How we cite our quotes: (Chapter.Paragraph)
Quote #1
I looked at that bottle of cheap fake wine and saw things real clear, the way you see them just before you start to drink to get drunk: I would drink away my money and time and energy, and be a f***ed-up failure all through my twenties, probably hanging around the high school […] If I kept drinking I'd never leave Lightsburg. (2.83, 87)
Just as a friendly reminder, Karl is a teenage alcoholic, which is probably slightly worse than being a teenage werewolf. Therefore, the moment when he decides that drinking is only going to make him turn out like his parents and that he needs to quit is pretty pivotal to his story.
Quote #2
It always made Dad sick to see a boy cry. He said that all the time. He grabbed up the bottle from the table and went out to get drunk by himself on the back porch, like he did when he was really mad, muttering and swearing. (11.36)
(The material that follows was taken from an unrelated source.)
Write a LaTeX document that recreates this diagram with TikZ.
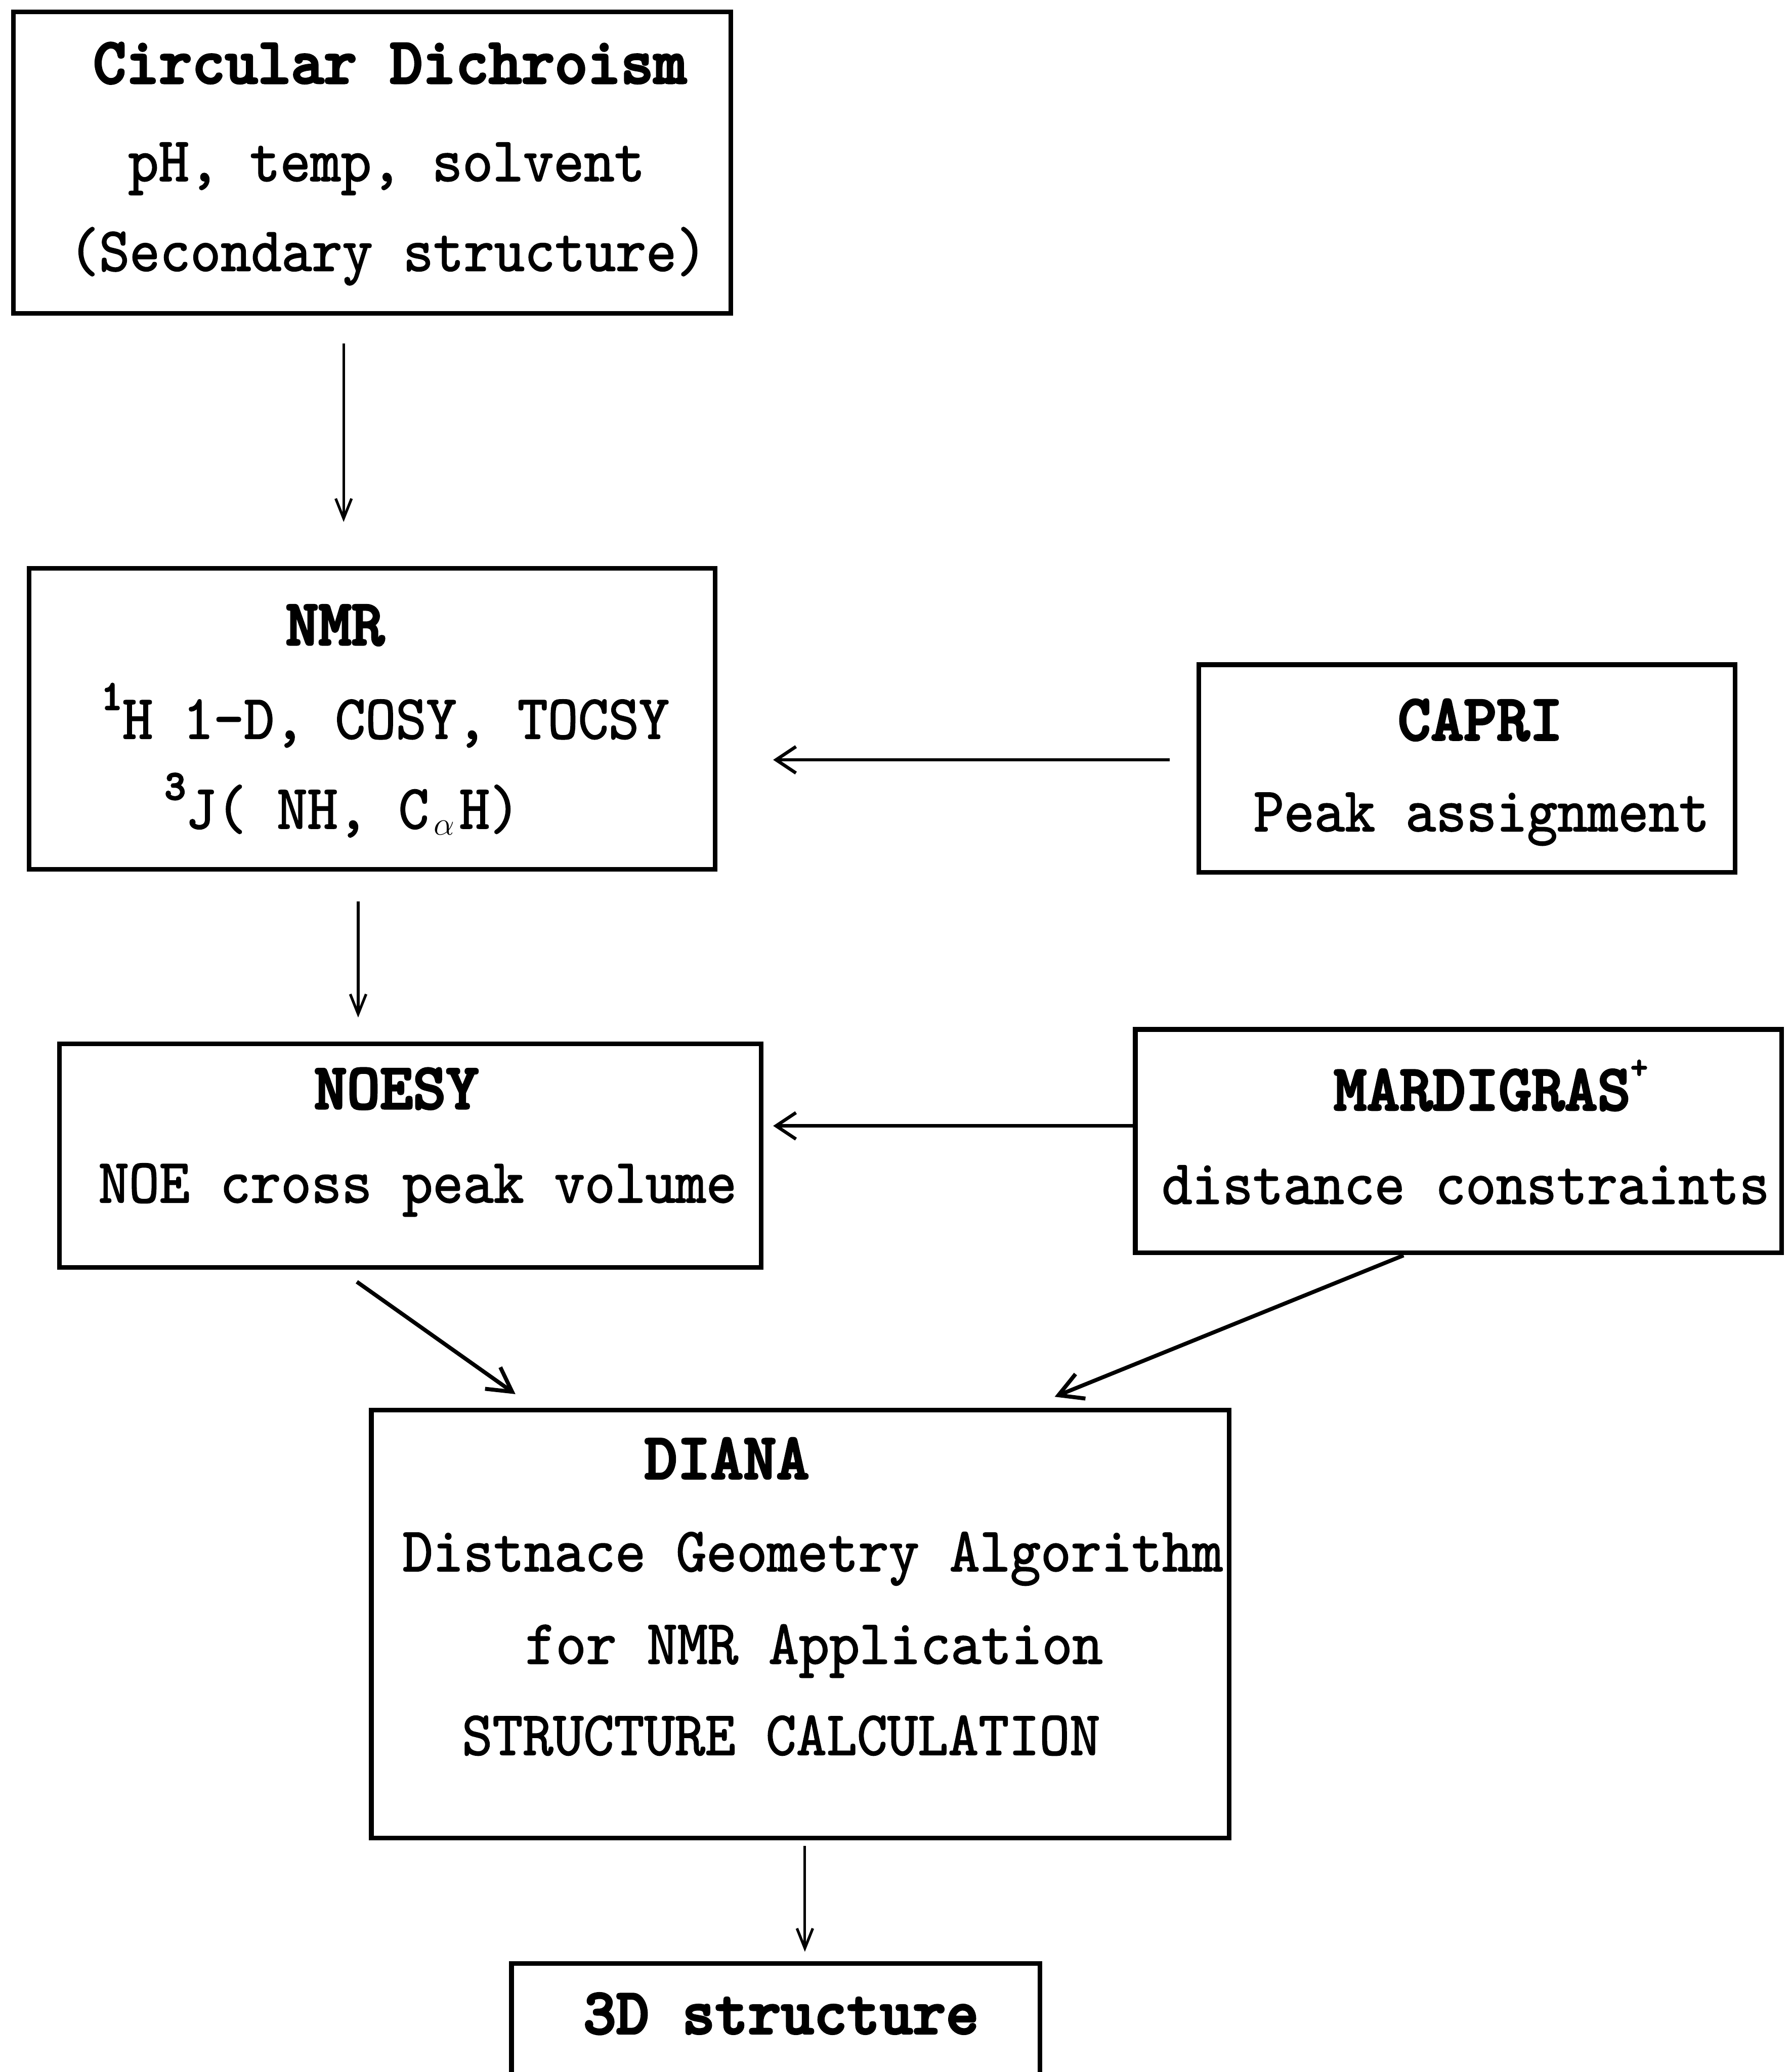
\documentclass[tikz,border=0pt]{standalone}
\usepackage{fontspec}
\usetikzlibrary{arrows.meta}
\newfontfamily\rfont{lmmono10-regular.otf}[FakeStretch=0.92,FakeBold=1.5]
\newfontfamily\bfont{lmmonolt10-bold.otf}[FakeStretch=0.96,FakeBold=3]
\newcommand\mysup[1]{\raisebox{22pt}{\bfont\fontsize{32}{32}\selectfont #1}}
\newcommand\myalpha{\makebox[23pt]{\raisebox{-5pt}{\fontsize{38}{38}\selectfont$\alpha$}}}
\tikzset{
  box/.style={draw, line width=3.5pt, inner sep=0pt, outer sep=0pt, rectangle},
  reg/.style={inner sep=0pt, anchor=base, font=\rfont\fontsize{47.6}{48}\selectfont},
  hd/.style={inner sep=0pt, anchor=base, font=\bfont\fontsize{49.5}{50}\selectfont},
  thinarr/.style={line width=2pt, -{Straight Barb[length=15pt,width=12pt]}},
  midarr/.style={line width=2.5pt, -{Straight Barb[length=15pt,width=20pt]}},
  diagarr/.style={line width=3pt, -{Straight Barb[length=18pt,width=20pt]}}
}
\begin{document}
\begin{tikzpicture}[x=1pt,y=-1pt]
\clip (0,0) rectangle (1355,1568);
\fill[white] (0,0) rectangle (1355,1568);
% boxes
\node[box, minimum width=543pt, minimum height=228pt] (cd) at (281.5,123) {};
\node[box, minimum width=519pt, minimum height=228pt] (nmr) at (281.5,544) {};
\node[box, minimum width=406pt, minimum height=157pt] (capri) at (1110,581.5) {};
\node[box, minimum width=531pt, minimum height=169pt] (noesy) at (310.5,874.5) {};
\node[box, minimum width=489pt, minimum height=169pt] (mard) at (1103.5,863.5) {};
\node[box, minimum width=649pt, minimum height=324pt] (diana) at (605.5,1229) {};
\node[box, minimum width=400pt, minimum height=140pt] (three) at (587,1556) {};
% texts
\node[hd] (cdt) at (295,63) {Circular Dichroism};
\node[reg] (cd2) at (292.5,137) {pH, temp, solvent};
\node[reg] (cd3) at (293.5,205) {(Secondary structure)};
\node[hd] (nmrt) at (253.5,488) {NMR};
\node[reg] (nmr2) at (291.5,559) {\mysup{1}H 1-D, COSY, TOCSY};
\node[reg] (nmr3) at (259,627) {\mysup{3}J( NH, C\myalpha H)};
\node[hd] (caprit) at (1120,560) {CAPRI};
\node[reg] (capri2) at (1121,629) {Peak assignment};
\node[hd] (noesyt) at (300,839) {NOESY};
\node[reg] (noesy2) at (316,910) {NOE cross peak volume};
\node[hd] (mardt) at (1128,840) {MARDIGRAS\raisebox{24pt}{\fontsize{26}{26}\selectfont +}};
\node[reg] (mard2) at (1109,911) {distance constraints};
\node[hd] (dianat) at (550,1119) {DIANA};
\node[reg] (diana2) at (615,1189) {Distnace Geometry Algorithm};
\node[reg] (diana3) at (616,1259) {for NMR Application};
\node[reg] (diana4) at (591,1328) {STRUCTURE CALCULATION};
\node[hd] (threet) at (591,1539) {3D structure};
% arrows
\draw[thinarr] ([xshift=-21.5pt,yshift=-23pt]cd.south) -- ([xshift=-21.5pt,yshift=35pt]nmr.north);
\draw[thinarr] ([xshift=-10.5pt,yshift=-24pt]nmr.south) -- ([xshift=-39.5pt,yshift=20pt]noesy.north);
\draw[midarr] ([xshift=-22pt,yshift=6.5pt]capri.west) -- ([xshift=44pt,yshift=-31pt]nmr.east);
\draw[midarr] ([yshift=11.5pt]mard.west) -- ([xshift=9pt,yshift=22.5pt]noesy.east);
\draw[diagarr] ([xshift=-40.5pt,yshift=-11pt]noesy.south) -- ([xshift=-215.5pt,yshift=12pt]diana.north);
\draw[diagarr] ([xshift=-41.5pt,yshift=-2pt]mard.south) -- ([xshift=192.5pt,yshift=10pt]diana.north);
\draw[thinarr] ([xshift=3.5pt,yshift=-6pt]diana.south) -- ([xshift=22pt,yshift=9pt]three.north);
\end{tikzpicture}
\end{document}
Part of why Karl becomes an alcoholic is because, whether they mean to or not, his parents push it on him. For one thing, his dad leads a double life as the mayor by day and a raging drunkard by night. If getting drunk is his dad's defense mechanism for when the hooey hits the fan, it has to have rubbed off on his kid.
Quote #3
I didn't have much body weight then, and I'd had a bunch of drinks in less than an hour. So I was real drunk, which at least made the time pass faster; I sat on one end of the couch and watched a lady I didn't know set down her cigarette onto the carpet and grind it out with her boot heel. I wished all these people would go home and that Mom would come back from the bedroom, where she'd gone with Neil. (14.26)
Let's not blame everything on dad, though. After all, Karl's mom is the one who threw a party and invited Karl to come drink with everyone.